Na mesma linha, Terry Mendes – jogador de râguebi na BJWHF, fala do impacto positivo de pertencer a uma equipa onde não há discriminação: “se me perguntares “ah mas então porque é que não jogas numa outra equipa”, já joguei e tive uma experiência que não foi má, mas sinto-me bem na equipa e no clube onde estou”.
Também afirma ter ouvido comentários depreciativos e homofóbicos, depois da entrada na BJWHF, e resistência de outras equipas, derivada do preconceito. O jogador de râguebi explica que nos Dark Horses encontrou um lugar onde podia praticar desporto com liberdade:
“Somos uma equipa inclusiva e queremos que toda a gente faça parte e que se sintam bem, principalmente, a praticar o desporto connosco. Criamos um ambiente seguro para toda a gente.”
Também Eduardo Pinto - ou Ícaro, “nome de guerra” pelo qual costuma ser tratado - treinador heterossexual dos Lisbon Foxes considera que a associação é tão necessária como quando foi criada:
Excerto da entrevista com o Eduardo Pinto, "Ícaro" dos BJWHF
A criação de espaços seguros como este ainda é recente e acanhada. No entanto, seguindo o exemplo do clube da capital, também no Porto já existe uma equipa de futsal inclusiva: os Douro Bats.
A opressão nem sempre vem de fora
Muitas das vezes, os comentários e insultos têm origem nos colegas de equipa ou nos membros da própria estrutura dos clubes e associações desportivas. Ainda este ano, o treinador brasileiro Ricardo Feretti protagonizou uma situação em que, numa conferência de imprensa, se dirigiu aos jornalistas como “maricas”.
De acordo com o estudo “Out in the Fields” (o primeiro e maior estudo internacional acerca de atletas LGBTQ+ e homofobia no desporto), mais de metade dos atletas do sexo masculino que praticam desportos tradicionalmente dominados por homens, utilizam regularmente linguagem discriminatória – mesmo quando adotam posições positivas em relação à comunidade LGBTQ+.
Jorge Gato é Professor na Faculdade de Psicologia e Ciências da Educação, Doutorado em Psicologia e o seu trabalho de investigação incide sobretudo em assuntos LGBTQ+. Explica que o impacto do insulto é maior quando advém de uma pessoa mais próxima.
Excerto da entrevista com o Doutorado em Psicologia Jorge Gato
Para além deste impacto negativo, existe ainda outra questão: a dificuldade acrescida em levar a cabo uma possível denúncia interna deste tipo de abusos, quando são os membros da própria organização que os perpetuam.

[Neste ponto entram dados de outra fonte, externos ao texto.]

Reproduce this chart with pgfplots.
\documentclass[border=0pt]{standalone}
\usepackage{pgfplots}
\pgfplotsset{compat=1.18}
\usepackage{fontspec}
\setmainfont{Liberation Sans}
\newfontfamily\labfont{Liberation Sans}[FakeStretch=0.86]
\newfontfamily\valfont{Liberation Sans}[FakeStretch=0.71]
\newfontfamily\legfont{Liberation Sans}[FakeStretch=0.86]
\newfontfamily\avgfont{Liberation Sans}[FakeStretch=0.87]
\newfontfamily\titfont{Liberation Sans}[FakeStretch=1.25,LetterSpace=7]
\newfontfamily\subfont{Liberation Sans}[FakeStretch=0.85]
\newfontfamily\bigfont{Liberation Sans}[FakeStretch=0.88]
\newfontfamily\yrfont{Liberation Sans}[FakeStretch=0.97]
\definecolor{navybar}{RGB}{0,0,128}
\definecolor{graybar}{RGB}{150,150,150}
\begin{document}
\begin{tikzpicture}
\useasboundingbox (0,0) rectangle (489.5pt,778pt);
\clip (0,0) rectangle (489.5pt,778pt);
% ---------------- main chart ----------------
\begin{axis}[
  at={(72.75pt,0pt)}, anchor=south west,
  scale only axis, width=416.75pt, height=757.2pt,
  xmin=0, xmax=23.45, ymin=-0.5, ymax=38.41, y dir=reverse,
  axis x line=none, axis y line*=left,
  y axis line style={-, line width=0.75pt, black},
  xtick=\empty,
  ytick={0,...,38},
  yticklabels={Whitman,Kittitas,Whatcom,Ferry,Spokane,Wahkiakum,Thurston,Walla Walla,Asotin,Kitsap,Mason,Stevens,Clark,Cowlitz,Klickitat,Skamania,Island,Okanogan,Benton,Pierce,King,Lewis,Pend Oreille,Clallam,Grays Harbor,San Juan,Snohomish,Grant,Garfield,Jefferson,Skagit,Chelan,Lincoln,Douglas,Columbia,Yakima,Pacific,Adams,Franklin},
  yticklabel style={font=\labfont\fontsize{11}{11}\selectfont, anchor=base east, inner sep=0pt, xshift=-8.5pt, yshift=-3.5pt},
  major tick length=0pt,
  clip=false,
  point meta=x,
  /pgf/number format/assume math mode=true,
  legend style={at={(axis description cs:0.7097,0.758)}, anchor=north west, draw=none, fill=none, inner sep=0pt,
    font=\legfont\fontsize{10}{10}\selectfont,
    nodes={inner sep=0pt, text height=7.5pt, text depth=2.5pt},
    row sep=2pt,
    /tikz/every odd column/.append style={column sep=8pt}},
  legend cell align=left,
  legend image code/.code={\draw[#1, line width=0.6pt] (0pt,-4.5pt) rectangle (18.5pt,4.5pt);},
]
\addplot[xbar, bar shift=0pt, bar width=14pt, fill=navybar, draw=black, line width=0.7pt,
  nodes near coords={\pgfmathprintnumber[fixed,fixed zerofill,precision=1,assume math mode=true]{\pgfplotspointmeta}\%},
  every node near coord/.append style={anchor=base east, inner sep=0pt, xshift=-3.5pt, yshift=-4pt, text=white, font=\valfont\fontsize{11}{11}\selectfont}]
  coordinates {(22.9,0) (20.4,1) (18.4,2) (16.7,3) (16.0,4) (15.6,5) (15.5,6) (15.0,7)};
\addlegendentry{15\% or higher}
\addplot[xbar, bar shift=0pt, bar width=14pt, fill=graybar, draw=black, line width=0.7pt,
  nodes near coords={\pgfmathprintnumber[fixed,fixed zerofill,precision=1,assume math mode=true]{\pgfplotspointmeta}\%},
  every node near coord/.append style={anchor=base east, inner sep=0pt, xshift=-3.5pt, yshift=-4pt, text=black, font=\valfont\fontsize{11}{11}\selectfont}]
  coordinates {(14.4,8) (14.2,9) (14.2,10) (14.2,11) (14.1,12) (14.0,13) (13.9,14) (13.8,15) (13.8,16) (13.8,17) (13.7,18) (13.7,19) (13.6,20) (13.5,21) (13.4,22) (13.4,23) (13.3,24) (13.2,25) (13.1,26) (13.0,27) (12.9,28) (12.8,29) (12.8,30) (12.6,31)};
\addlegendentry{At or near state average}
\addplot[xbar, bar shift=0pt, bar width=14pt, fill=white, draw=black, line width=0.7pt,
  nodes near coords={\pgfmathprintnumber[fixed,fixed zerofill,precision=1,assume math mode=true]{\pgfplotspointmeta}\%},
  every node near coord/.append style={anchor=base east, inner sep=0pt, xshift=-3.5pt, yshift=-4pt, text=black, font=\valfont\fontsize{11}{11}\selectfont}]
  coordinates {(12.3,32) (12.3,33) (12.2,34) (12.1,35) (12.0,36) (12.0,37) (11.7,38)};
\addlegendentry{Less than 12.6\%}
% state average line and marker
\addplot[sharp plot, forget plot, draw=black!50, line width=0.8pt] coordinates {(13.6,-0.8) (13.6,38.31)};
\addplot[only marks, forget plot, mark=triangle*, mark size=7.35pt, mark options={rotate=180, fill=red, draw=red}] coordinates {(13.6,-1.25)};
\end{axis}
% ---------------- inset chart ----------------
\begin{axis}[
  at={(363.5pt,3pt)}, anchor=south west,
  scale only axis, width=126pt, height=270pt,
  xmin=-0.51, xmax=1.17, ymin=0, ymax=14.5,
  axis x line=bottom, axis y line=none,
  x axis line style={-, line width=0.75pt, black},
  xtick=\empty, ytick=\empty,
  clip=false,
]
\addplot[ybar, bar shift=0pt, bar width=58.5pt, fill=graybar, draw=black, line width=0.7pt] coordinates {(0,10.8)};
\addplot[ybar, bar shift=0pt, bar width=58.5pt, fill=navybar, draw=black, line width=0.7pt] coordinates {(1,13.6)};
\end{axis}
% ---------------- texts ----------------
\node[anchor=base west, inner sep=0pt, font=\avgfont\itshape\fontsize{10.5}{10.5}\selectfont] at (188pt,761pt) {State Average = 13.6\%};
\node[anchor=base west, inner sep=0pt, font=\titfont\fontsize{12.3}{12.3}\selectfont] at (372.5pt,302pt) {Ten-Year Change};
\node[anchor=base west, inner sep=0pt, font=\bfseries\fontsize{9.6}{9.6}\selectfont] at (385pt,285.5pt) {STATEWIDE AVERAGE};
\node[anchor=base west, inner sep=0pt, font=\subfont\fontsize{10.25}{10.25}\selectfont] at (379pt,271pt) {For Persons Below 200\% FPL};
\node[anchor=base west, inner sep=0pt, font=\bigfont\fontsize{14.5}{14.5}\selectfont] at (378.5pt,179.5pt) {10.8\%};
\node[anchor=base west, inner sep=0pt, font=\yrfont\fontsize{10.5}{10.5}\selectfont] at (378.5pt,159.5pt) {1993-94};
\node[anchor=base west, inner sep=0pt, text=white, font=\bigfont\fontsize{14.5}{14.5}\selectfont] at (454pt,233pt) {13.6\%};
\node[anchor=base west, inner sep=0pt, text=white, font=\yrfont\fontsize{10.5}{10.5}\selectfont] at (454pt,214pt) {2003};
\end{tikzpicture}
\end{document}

Mas não só os atletas são alvo de discriminação homofóbica. Daniel (nome fictício) trabalha como fisioterapeuta numa equipa de futebol da 1ª liga portuguesa. É gay, mas apenas um grupo restrito dos seus colegas de trabalho o sabem.
Admite fazer questão que assim seja, visto que tem “contacto próximo com os atletas e poderia levar a que certas situações fossem desconfortáveis em tratamento”. Apesar de não sentir que “seja difícil ser gay e trabalhar no clube”, Daniel esforça-se por “balançar” a vida profissional e pessoal. Confessa que, no passado, já chegou a condicionar as suas relações por receio das repercussões que pudessem ter no seu trabalho: “por trabalhar onde trabalho, quero ter 100% certeza que é mesmo alguém com quero estar, na mínima dúvida não arrisco a que isso possa comprometer a minha vida profissional”.
Daniel sente que, não havendo “homossexualidade explícita e assumida, toda a gente sabe que existe homossexualidade no desporto masculino, e cada vez mais não se deixam mexer por isso”. Ainda assim, explica que “existem diversos momentos em que, em tom de brincadeira, alguns elementos [do clube] trocam bocas relacionadas com temas homossexuais”.
Na opinião do fisioterapeuta, na área em que trabalha “a homossexualidade não é intolerada”. No entanto, desabafa que “ainda falta muito para ser verdadeiramente aceite”.